Many people believe Carroll was an innocent who simply enjoyed the company of children, and there is no evidence of misbehaviour. Program presenter, Kearney, tried to end on a positive note: “Perhaps we’ll never find out the truth about Lewis Carroll no matter how much we delve.” But, after her programme, many viewers were likely to have decided that they now knew precisely what the damning truth was. It must have been tough for Kearney to do all that delving into her hero's life as she did.

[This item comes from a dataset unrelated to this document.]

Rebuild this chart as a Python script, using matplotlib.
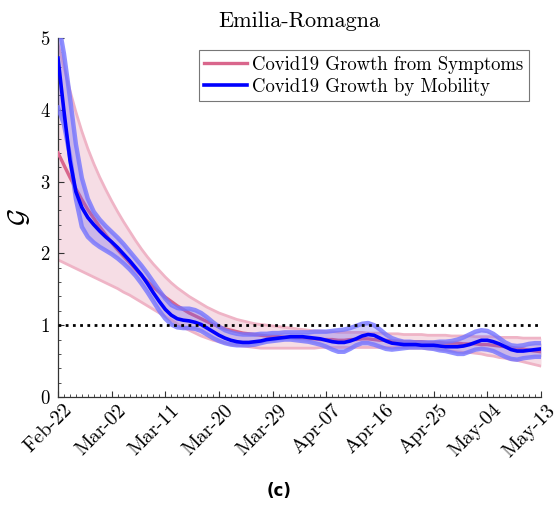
import matplotlib
matplotlib.use('Agg')
import matplotlib.pyplot as plt
import matplotlib.transforms as mtransforms
import numpy as np
from matplotlib.ticker import MultipleLocator, FixedLocator
from matplotlib.lines import Line2D

plt.rcParams['font.family'] = ['cmr10', 'DejaVu Serif']
plt.rcParams['mathtext.fontset'] = 'cm'
plt.rcParams['axes.formatter.use_mathtext'] = True

# ---- data (day index 0 = Feb-22, 81 = May-13) ----
tick_labels = ['Feb-22', 'Mar-02', 'Mar-11', 'Mar-20', 'Mar-29', 'Apr-07',
               'Apr-16', 'Apr-25', 'May-04', 'May-13']
tick_days = [0, 9, 18, 27, 36, 45, 54, 63, 72, 81]

symptoms_mid = [3.40, 3.23, 3.06, 2.90, 2.75, 2.61, 2.49, 2.37, 2.26, 2.15,
                2.05, 1.96, 1.87, 1.78, 1.69, 1.61, 1.53, 1.46, 1.39, 1.33,
                1.27, 1.22, 1.17, 1.13, 1.09, 1.05, 1.01, 0.98, 0.95, 0.93,
                0.91, 0.89, 0.88, 0.87, 0.86, 0.85, 0.84, 0.84, 0.83, 0.83,
                0.82, 0.82, 0.81, 0.81, 0.80, 0.80, 0.80, 0.79, 0.79, 0.80,
                0.80, 0.81, 0.81, 0.80, 0.79, 0.79, 0.78, 0.78, 0.77, 0.77,
                0.77, 0.77, 0.76, 0.76, 0.76, 0.75, 0.75, 0.75, 0.74, 0.74,
                0.74, 0.73, 0.73, 0.72, 0.71, 0.70, 0.69, 0.68, 0.67, 0.65,
                0.64, 0.63]
symptoms_hi = [4.92, 4.59, 4.27, 3.97, 3.70, 3.46, 3.25, 3.06, 2.89, 2.73,
               2.58, 2.44, 2.31, 2.18, 2.06, 1.95, 1.85, 1.76, 1.67, 1.59,
               1.52, 1.46, 1.40, 1.35, 1.30, 1.25, 1.21, 1.17, 1.14, 1.11,
               1.08, 1.06, 1.04, 1.02, 1.01, 1.00, 0.99, 0.98, 0.97, 0.96,
               0.95, 0.94, 0.93, 0.92, 0.92, 0.91, 0.91, 0.90, 0.90, 0.90,
               0.90, 0.90, 0.89, 0.89, 0.89, 0.88, 0.88, 0.88, 0.87, 0.87,
               0.87, 0.87, 0.86, 0.86, 0.86, 0.86, 0.85, 0.85, 0.85, 0.85,
               0.84, 0.84, 0.84, 0.84, 0.83, 0.83, 0.83, 0.83, 0.82, 0.82,
               0.82, 0.82]
symptoms_lo = [1.91, 1.87, 1.83, 1.79, 1.75, 1.71, 1.67, 1.63, 1.59, 1.55,
               1.51, 1.46, 1.42, 1.37, 1.32, 1.27, 1.22, 1.17, 1.12, 1.07,
               1.02, 0.97, 0.93, 0.89, 0.85, 0.82, 0.79, 0.77, 0.75, 0.73,
               0.72, 0.71, 0.70, 0.69, 0.68, 0.68, 0.68, 0.68, 0.68, 0.68,
               0.68, 0.68, 0.68, 0.68, 0.69, 0.69, 0.69, 0.69, 0.69, 0.69,
               0.69, 0.69, 0.69, 0.69, 0.69, 0.69, 0.69, 0.69, 0.69, 0.68,
               0.68, 0.68, 0.67, 0.67, 0.66, 0.65, 0.64, 0.63, 0.62, 0.62,
               0.61, 0.60, 0.58, 0.57, 0.55, 0.54, 0.52, 0.51, 0.49, 0.47,
               0.45, 0.43]

mobility_mid = [4.72, 3.98, 3.30, 2.86, 2.64, 2.50, 2.40, 2.31, 2.23, 2.16,
                2.08, 1.99, 1.90, 1.80, 1.70, 1.58, 1.45, 1.33, 1.22, 1.14,
                1.09, 1.07, 1.06, 1.04, 1.01, 0.96, 0.91, 0.86, 0.82, 0.79,
                0.77, 0.76, 0.76, 0.77, 0.78, 0.80, 0.81, 0.82, 0.83, 0.84,
                0.84, 0.84, 0.83, 0.82, 0.81, 0.79, 0.77, 0.76, 0.76, 0.78,
                0.81, 0.85, 0.87, 0.86, 0.82, 0.78, 0.75, 0.74, 0.73, 0.73,
                0.73, 0.72, 0.72, 0.72, 0.71, 0.70, 0.70, 0.70, 0.71, 0.73,
                0.76, 0.79, 0.79, 0.77, 0.74, 0.70, 0.66, 0.64, 0.64, 0.65,
                0.66, 0.67]
mobility_hi = [5.25, 4.78, 4.17, 3.52, 3.05, 2.76, 2.58, 2.47, 2.38, 2.30,
               2.22, 2.13, 2.03, 1.93, 1.83, 1.72, 1.60, 1.48, 1.37, 1.28,
               1.24, 1.23, 1.23, 1.21, 1.17, 1.11, 1.04, 0.98, 0.93, 0.90,
               0.88, 0.87, 0.87, 0.87, 0.88, 0.88, 0.89, 0.89, 0.90, 0.90,
               0.90, 0.90, 0.90, 0.91, 0.91, 0.91, 0.92, 0.93, 0.94, 0.96,
               0.99, 1.02, 1.03, 1.00, 0.94, 0.87, 0.82, 0.79, 0.77, 0.77,
               0.76, 0.76, 0.76, 0.76, 0.77, 0.77, 0.78, 0.80, 0.83, 0.87,
               0.91, 0.93, 0.92, 0.88, 0.82, 0.76, 0.72, 0.71, 0.72, 0.74,
               0.75, 0.75]
mobility_lo = [4.03, 3.80, 3.36, 2.76, 2.37, 2.23, 2.15, 2.09, 2.04, 1.99,
               1.93, 1.86, 1.78, 1.69, 1.58, 1.46, 1.33, 1.20, 1.09, 1.01,
               0.97, 0.96, 0.96, 0.95, 0.92, 0.87, 0.82, 0.78, 0.75, 0.73,
               0.72, 0.72, 0.72, 0.73, 0.75, 0.77, 0.78, 0.79, 0.80, 0.80,
               0.79, 0.78, 0.77, 0.75, 0.73, 0.70, 0.66, 0.63, 0.63, 0.67,
               0.72, 0.75, 0.75, 0.73, 0.70, 0.67, 0.66, 0.67, 0.68, 0.69,
               0.69, 0.69, 0.68, 0.67, 0.65, 0.64, 0.62, 0.60, 0.60, 0.63,
               0.66, 0.67, 0.66, 0.64, 0.60, 0.56, 0.53, 0.52, 0.54, 0.55,
               0.56, 0.56]

days = np.arange(len(symptoms_mid))

fig = plt.figure(figsize=(5.59, 5.09), dpi=100)
ax = fig.add_axes([58/559, 1-397/509, (541-58)/559, (397-38)/509])

# symptoms band
ax.fill_between(days, symptoms_lo, symptoms_hi, color='#f6dde5', lw=0, zorder=1)
ax.plot(days, symptoms_hi, color='#efb4c6', lw=2.0, zorder=2, solid_joinstyle='round')
ax.plot(days, symptoms_lo, color='#efb4c6', lw=2.0, zorder=2, solid_joinstyle='round')
ax.plot(days, symptoms_mid, color='#d9668c', lw=2.4, zorder=3, solid_joinstyle='round')

# mobility band
ax.fill_between(days, mobility_lo, mobility_hi, color='#6a5cf0', alpha=0.30, lw=0, zorder=4)
ax.plot(days, mobility_hi, color='#7474ff', alpha=0.8, lw=3.2, zorder=5, solid_joinstyle='round')
ax.plot(days, mobility_lo, color='#7474ff', alpha=0.8, lw=3.2, zorder=5, solid_joinstyle='round')
ax.plot(days, mobility_mid, color='#0000ff', lw=2.6, zorder=6, solid_joinstyle='round')

# threshold
ax.axhline(1.0, color='black', lw=2.0, ls=(0, (1, 1.6)), zorder=7)

ax.set_xlim(0, 81)
ax.set_ylim(0, 5)
ax.spines['top'].set_visible(False)
ax.spines['right'].set_visible(False)
for s in ('left', 'bottom'):
    ax.spines[s].set_color('#333333')
    ax.spines[s].set_linewidth(0.9)

ax.xaxis.set_major_locator(FixedLocator(tick_days))
ax.set_xticklabels(tick_labels, rotation=45, ha='right', rotation_mode='anchor', fontsize=14.5)
ax.xaxis.set_minor_locator(MultipleLocator(1))
ax.set_yticks([0, 1, 2, 3, 4, 5])
ax.yaxis.set_minor_locator(MultipleLocator(0.2))
ax.set_yticklabels(['0', '1', '2', '3', '4', '5'], fontsize=13.5)
ax.tick_params(which='major', direction='in', length=4, width=0.8, color='#333333')
ax.tick_params(which='minor', direction='in', length=2.2, width=0.6, color='#333333')
ax.tick_params(axis='y', which='major', pad=6)
ax.tick_params(axis='x', which='major', pad=3)
offset = mtransforms.ScaledTranslation(5/100, 0, fig.dpi_scale_trans)
for lab in ax.get_xticklabels():
    lab.set_transform(lab.get_transform() + offset)

ax.set_ylabel(r'$\mathcal{G}$', fontsize=19, labelpad=6)
ax.set_title('Emilia-Romagna', fontsize=16, pad=8)

handles = [Line2D([], [], color='#d9668c', lw=2.4),
           Line2D([], [], color='#0000ff', lw=2.6)]
leg = ax.legend(handles, ['Covid19 Growth from Symptoms', 'Covid19 Growth by Mobility'],
                loc='upper right', bbox_to_anchor=(529/483 - 58/483, 1 - 12/359), fontsize=13.5,
                frameon=True, fancybox=False, handlelength=2.3, handletextpad=0.25,
                borderpad=0.3, labelspacing=0.22, borderaxespad=0)
leg.get_frame().set_edgecolor('#555555')
leg.get_frame().set_linewidth(0.8)

fig.text(279/559, 1-491/509, '(c)', ha='center', va='center', fontsize=12,
         fontweight='bold', family='DejaVu Sans')

fig.savefig('out.png', dpi=100)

The programme located a previously unseen photograph almost certainly taken by Carroll. It showed a girl stripped off, revealing her developed, adolescent body. And it seems she was Lorina, Alice’s older sister by three years. Carroll, who died in January 1898, befriended Alice Liddell and her two sisters when they were children. It was Miss Liddell who was the inspiration for the famous book. Researchers, working on this documentary of the 150th anniversary of the publication of the much-loved children's book, discovered these disturbing images.(1) -Ron Price with thanks to (1)Terry Ramsey, The Telegraph, 31/1/'15.

Part 3:

Dodgson was also keenly(1)
interested in adult women,
it should be emphasized to
all those who come to read
this my prose-poem, and he
had a sense of sin being the
devout Protestant that he was.

The year 1863 was a very big
year for this famous author, a
writer of some 100,000 letters,
who took his Alice manuscript
to Macmillan's. This work was
published in the last year of the
civil war, and the same year as(2)
the first Western book written in
its entirety on the subject of the
Babi religion was published by(3)
a university: '65 was a big year!

1The name of the author of Alice in Wonderland was Charles Dodgson better known by his pen name Lewis Carroll.
2 The American Civil War, 1861-1865; Congress passed the 13th Amendment abolishing slavery in America, and Abraham Lincoln was shot & killed while attending the play "Our American Cousin" at Ford's Theatre.
3 Mirza Kazem-Beg of St Petersberg University published Bab Babidy.

Ron Price
1 May 2015

Jackson Richardson
05-01-2015, 09:11 AM
"A self controlled paedophile" might be a kinder way of putting it.

Iain Sparrow
05-01-2015, 12:42 PM
"A self controlled paedophile" might be a kinder way of putting it.


I tend to agree.
There was in Victorian times, a sort of revival of certain Greek ideals, neoclassicism on the cheap; one such aesthetic was that of "the cult of the child", and one need only read Dickens work to better understand this preoccupation and idealization of children... this is often used as a way of excusing Lewis Carroll's behavior. I love Alice's Adventures in Wonderland, have a tattoo of the gryphon curled up and sleeping on my chest, think Lewis Carroll is one of the most fascinating writers of all time... but I have serious doubt that his interest in prepubescent girls was purely innocent. He was no mere amateur photographer; at a time when photography was as much science as art and required exceptional dedication, he became very good at it... and you almost have to wonder if this "hobby" was his way of safely pursuing young girls within the bounds of Victorian society?
I've seen some of the photographs in question and it's strange seeing the real Alice, almost troublingly so.
In the end, we'll never really know what was in Carroll's heart and mind. And it's probably best that way.

Jackson Richardson
05-01-2015, 03:49 PM
The people whose opinion really matters were the girls he pursued. Some of them might have found him a creep, some of them might have been deeply disturbed, some might have giggled at him behind his back and been flattered by his attention... We'll never know.

I am uneasy at this demonisation of paedophiles (which in no way is meant to support men, or women, who sexually use children). But the righteous indignation the issue arouses makes me wonder at times.

In the books, Alice is far more mature than the sentimentalised child-women in Dickens and indeed than all the grotesque grown-up characters she meets. She is certainly not a figure of male wish fulfillment, but the centre of sanity in a mad world.